▶ _INSTRUCTION_
Data follows below. Repeat exactly the lines between the line holding "Write the seaborn" and the line holding "from matplotlib.patches import Patch", inclusive, and nothing more; drop pictures.

▶ _MATERIAL PROVIDED_
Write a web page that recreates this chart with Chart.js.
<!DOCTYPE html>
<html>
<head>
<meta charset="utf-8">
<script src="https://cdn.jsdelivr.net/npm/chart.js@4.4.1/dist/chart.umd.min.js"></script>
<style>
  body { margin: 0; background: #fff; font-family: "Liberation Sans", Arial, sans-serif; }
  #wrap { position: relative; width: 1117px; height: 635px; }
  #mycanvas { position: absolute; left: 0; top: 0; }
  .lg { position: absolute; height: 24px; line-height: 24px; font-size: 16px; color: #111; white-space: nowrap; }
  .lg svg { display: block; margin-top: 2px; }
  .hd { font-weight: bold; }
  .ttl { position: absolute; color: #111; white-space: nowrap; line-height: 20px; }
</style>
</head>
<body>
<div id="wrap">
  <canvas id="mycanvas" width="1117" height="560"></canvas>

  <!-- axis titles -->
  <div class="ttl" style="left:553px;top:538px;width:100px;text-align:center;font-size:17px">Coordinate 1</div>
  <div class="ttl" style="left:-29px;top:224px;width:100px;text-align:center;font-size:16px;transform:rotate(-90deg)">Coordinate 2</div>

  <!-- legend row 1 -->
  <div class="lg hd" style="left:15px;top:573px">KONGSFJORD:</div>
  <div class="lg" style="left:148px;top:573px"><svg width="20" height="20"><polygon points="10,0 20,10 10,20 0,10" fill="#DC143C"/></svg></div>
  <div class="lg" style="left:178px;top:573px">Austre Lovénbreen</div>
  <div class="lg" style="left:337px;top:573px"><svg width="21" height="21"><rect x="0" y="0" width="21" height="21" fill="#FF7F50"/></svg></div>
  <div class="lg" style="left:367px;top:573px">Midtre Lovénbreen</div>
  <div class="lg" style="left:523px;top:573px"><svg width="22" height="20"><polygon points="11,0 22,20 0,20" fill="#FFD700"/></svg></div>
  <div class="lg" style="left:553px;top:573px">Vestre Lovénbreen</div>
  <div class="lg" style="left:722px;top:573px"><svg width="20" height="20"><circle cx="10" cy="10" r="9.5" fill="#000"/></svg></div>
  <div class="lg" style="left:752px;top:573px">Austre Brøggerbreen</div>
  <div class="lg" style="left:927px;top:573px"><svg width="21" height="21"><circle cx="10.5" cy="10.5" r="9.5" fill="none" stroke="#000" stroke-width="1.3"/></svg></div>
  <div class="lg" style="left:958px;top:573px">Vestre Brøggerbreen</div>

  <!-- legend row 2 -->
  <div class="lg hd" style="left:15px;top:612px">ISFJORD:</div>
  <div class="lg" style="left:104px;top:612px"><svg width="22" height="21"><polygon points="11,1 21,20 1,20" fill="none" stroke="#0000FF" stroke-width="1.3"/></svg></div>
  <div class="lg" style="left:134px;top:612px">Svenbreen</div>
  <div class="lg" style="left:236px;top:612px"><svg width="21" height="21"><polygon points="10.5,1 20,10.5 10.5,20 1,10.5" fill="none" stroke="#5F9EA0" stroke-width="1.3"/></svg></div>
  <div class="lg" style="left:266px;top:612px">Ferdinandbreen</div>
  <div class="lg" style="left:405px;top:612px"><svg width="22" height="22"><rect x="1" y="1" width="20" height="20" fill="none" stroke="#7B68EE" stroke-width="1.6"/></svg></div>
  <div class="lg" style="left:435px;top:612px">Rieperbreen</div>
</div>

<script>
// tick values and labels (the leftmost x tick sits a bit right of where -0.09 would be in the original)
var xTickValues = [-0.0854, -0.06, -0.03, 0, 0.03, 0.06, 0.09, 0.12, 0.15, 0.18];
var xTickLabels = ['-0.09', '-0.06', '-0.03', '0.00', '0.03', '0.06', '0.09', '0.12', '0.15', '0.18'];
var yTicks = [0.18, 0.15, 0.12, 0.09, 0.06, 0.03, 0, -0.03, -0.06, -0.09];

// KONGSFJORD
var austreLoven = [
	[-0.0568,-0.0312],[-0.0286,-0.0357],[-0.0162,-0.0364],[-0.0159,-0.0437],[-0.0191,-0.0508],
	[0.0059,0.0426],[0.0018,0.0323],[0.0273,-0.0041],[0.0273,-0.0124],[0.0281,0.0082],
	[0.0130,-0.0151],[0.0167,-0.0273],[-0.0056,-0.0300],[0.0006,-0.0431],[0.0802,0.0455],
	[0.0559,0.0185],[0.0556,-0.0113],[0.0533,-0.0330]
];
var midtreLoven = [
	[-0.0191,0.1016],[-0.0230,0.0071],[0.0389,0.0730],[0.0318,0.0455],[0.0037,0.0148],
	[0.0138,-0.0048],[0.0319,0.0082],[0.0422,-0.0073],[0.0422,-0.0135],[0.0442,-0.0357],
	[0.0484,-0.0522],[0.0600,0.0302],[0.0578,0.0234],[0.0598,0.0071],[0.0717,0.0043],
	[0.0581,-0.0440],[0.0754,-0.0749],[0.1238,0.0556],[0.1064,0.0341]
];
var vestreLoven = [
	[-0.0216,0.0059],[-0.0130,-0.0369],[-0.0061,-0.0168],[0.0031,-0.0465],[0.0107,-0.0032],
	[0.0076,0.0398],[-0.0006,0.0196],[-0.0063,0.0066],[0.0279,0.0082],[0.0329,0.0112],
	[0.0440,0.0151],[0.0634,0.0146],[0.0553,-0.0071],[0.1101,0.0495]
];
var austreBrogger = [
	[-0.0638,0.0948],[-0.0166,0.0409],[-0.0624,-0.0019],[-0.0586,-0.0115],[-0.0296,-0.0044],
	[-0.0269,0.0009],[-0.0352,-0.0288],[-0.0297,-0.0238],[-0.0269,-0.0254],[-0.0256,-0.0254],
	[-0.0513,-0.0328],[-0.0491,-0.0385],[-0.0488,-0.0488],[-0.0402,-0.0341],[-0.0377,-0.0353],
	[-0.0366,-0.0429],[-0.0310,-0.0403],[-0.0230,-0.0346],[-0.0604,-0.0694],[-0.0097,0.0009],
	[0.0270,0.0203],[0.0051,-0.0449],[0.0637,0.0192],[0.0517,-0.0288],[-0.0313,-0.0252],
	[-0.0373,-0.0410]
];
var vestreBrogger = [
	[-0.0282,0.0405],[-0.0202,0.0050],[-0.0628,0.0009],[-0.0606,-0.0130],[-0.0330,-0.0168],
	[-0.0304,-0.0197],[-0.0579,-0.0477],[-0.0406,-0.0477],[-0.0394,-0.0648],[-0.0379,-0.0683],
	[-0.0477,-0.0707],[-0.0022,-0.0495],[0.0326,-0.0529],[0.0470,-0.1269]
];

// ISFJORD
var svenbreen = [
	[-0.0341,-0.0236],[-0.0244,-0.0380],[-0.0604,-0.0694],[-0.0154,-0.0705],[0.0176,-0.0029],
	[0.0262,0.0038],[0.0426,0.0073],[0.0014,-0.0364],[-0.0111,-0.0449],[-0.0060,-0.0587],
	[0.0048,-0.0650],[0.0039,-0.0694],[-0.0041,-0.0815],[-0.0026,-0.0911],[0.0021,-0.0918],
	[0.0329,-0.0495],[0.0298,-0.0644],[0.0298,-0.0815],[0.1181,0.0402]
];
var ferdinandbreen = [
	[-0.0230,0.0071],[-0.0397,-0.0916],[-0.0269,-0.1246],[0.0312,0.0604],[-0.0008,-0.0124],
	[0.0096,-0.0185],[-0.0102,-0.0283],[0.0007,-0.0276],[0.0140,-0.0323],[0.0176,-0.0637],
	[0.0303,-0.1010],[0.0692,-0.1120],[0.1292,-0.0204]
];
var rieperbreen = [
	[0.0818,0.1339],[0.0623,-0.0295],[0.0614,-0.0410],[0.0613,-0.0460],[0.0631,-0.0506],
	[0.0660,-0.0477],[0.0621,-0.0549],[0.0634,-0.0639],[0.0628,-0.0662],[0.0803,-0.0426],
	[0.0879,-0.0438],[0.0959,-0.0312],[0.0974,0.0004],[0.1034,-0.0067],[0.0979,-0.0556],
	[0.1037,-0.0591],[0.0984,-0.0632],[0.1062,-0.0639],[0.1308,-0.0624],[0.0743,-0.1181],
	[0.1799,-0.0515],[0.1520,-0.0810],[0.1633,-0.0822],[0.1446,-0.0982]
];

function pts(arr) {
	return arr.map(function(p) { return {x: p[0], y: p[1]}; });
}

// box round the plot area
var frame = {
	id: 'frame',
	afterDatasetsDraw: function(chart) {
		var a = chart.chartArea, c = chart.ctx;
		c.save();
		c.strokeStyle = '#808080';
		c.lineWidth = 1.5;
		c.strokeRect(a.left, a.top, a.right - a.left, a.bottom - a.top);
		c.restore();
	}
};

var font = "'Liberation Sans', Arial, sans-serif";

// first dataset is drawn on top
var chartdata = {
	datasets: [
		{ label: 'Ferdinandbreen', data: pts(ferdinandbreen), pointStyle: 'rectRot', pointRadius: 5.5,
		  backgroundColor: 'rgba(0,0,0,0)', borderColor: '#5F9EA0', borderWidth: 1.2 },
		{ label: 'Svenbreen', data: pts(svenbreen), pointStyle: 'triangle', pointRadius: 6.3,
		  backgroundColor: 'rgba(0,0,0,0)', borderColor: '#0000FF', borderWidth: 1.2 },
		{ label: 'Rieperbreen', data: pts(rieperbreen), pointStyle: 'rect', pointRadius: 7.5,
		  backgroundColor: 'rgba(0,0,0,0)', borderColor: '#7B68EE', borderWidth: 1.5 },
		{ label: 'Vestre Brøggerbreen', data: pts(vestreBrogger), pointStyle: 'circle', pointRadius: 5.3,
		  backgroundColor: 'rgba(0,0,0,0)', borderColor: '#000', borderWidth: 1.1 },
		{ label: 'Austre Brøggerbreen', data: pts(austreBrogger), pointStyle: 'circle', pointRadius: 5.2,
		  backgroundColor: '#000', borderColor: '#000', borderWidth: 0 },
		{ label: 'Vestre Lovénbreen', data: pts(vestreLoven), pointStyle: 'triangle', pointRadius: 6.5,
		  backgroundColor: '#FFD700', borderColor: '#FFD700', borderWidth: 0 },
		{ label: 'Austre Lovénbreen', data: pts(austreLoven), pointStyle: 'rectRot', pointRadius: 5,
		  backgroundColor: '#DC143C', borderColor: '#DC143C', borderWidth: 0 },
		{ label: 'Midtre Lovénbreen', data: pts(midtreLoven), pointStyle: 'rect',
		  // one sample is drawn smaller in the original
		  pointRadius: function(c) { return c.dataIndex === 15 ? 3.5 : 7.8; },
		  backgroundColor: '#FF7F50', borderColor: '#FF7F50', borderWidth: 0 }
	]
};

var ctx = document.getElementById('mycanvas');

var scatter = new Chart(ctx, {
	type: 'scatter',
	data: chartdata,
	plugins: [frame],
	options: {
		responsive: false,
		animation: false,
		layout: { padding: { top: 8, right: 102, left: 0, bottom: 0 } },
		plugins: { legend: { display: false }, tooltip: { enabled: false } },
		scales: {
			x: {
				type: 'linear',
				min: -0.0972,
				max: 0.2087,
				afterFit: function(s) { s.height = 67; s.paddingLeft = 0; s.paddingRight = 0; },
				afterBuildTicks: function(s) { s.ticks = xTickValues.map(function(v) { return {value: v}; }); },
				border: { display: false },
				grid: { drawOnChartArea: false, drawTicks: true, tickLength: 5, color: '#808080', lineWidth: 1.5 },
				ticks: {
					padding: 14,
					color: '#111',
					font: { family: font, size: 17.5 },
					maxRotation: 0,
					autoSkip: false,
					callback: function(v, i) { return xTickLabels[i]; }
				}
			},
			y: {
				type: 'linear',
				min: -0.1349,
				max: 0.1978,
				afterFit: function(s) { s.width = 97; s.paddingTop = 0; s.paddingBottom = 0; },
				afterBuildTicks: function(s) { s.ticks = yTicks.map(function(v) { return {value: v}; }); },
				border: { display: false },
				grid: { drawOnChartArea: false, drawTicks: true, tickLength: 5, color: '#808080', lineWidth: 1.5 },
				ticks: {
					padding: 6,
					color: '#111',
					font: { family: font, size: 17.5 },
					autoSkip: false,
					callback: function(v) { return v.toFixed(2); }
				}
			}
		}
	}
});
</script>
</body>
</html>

---

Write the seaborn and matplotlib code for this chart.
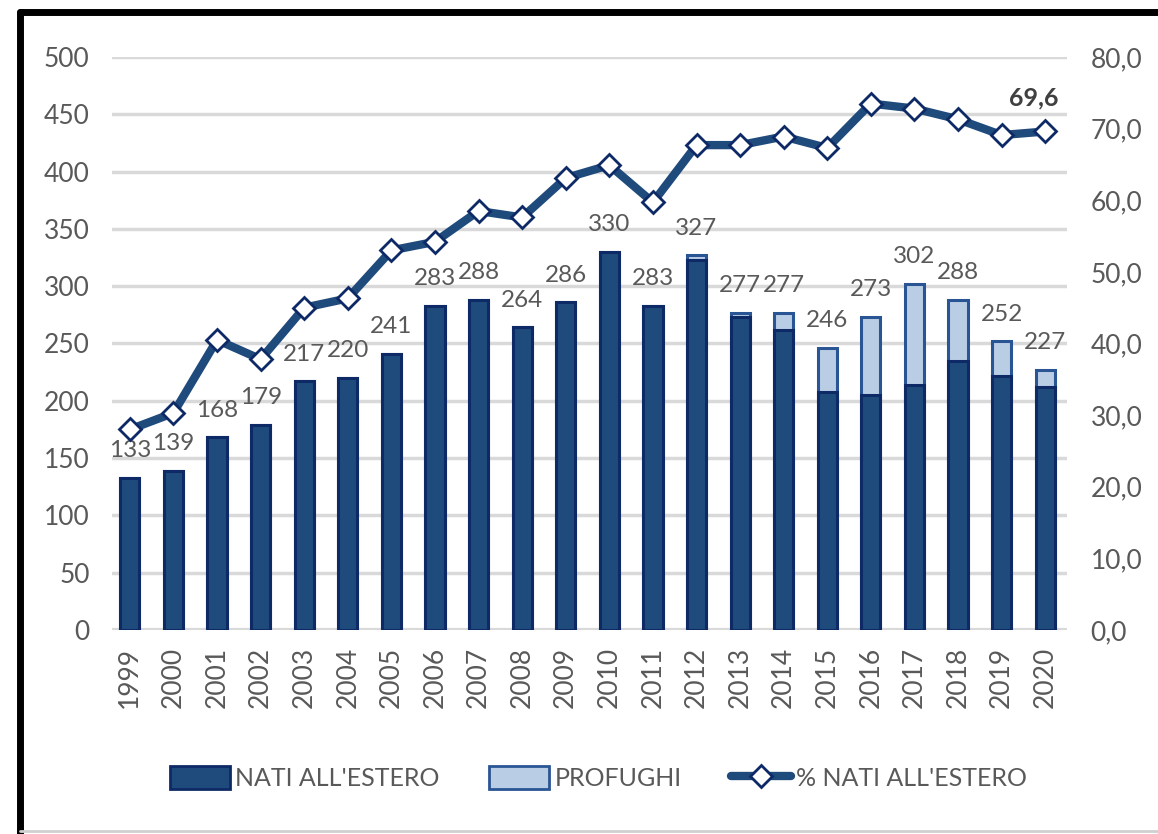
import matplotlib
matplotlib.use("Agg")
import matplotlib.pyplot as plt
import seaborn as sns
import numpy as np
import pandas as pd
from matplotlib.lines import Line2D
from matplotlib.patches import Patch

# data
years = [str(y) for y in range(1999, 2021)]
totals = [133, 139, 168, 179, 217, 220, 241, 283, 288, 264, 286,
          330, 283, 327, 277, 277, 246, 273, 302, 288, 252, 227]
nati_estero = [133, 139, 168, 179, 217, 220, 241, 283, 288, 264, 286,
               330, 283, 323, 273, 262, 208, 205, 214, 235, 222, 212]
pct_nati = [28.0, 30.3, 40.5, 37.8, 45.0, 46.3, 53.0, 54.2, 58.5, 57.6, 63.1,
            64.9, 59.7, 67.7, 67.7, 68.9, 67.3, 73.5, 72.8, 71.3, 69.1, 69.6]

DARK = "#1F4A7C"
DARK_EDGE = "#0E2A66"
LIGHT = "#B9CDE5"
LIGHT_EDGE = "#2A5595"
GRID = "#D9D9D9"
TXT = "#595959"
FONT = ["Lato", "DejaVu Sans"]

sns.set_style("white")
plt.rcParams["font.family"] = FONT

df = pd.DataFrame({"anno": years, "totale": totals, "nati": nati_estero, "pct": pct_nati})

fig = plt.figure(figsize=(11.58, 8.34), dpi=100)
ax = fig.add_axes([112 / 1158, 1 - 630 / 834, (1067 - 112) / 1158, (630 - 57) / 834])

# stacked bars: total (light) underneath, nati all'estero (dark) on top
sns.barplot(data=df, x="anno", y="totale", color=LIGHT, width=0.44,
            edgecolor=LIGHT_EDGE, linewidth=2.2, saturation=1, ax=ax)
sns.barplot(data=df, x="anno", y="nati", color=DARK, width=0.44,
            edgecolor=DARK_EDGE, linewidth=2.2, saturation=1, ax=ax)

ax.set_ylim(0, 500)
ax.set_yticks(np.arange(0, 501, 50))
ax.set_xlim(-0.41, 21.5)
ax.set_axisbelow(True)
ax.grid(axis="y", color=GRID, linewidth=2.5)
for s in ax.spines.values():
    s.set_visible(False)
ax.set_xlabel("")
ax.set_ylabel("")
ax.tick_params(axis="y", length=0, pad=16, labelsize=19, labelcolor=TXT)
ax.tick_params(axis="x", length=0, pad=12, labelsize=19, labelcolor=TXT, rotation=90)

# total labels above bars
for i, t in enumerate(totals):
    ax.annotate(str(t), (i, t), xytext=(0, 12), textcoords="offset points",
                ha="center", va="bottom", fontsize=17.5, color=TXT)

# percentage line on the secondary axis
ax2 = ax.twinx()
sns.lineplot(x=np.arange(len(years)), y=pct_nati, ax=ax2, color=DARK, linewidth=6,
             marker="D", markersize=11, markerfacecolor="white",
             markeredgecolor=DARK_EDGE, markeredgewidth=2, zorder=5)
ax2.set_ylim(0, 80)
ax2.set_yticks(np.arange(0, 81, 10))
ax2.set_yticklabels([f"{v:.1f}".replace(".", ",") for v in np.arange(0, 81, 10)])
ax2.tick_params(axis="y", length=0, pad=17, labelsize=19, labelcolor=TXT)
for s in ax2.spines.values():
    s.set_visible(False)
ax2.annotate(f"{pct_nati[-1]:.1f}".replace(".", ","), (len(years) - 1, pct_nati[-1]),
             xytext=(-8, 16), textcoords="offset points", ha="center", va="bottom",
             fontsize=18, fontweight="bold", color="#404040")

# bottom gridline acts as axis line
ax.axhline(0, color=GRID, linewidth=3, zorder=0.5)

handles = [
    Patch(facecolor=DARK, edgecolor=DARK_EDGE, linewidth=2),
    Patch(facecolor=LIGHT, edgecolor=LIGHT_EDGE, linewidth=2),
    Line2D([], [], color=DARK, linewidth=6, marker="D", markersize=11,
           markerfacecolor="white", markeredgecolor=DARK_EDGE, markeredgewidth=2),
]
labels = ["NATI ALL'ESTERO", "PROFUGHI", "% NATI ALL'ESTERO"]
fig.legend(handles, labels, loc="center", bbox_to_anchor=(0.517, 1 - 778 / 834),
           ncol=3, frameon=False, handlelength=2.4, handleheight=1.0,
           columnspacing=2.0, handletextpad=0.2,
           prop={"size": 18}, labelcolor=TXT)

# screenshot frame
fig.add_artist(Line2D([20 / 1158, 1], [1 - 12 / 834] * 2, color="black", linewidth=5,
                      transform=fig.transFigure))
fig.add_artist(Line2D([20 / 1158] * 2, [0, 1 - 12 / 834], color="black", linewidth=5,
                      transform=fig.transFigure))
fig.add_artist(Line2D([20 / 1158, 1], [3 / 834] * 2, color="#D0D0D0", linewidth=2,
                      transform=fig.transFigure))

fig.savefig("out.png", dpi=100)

▶ _TASK ANSWER_
Write the seaborn and matplotlib code for this chart.
import matplotlib
matplotlib.use("Agg")
import matplotlib.pyplot as plt
import seaborn as sns
import numpy as np
import pandas as pd
from matplotlib.lines import Line2D
from matplotlib.patches import Patch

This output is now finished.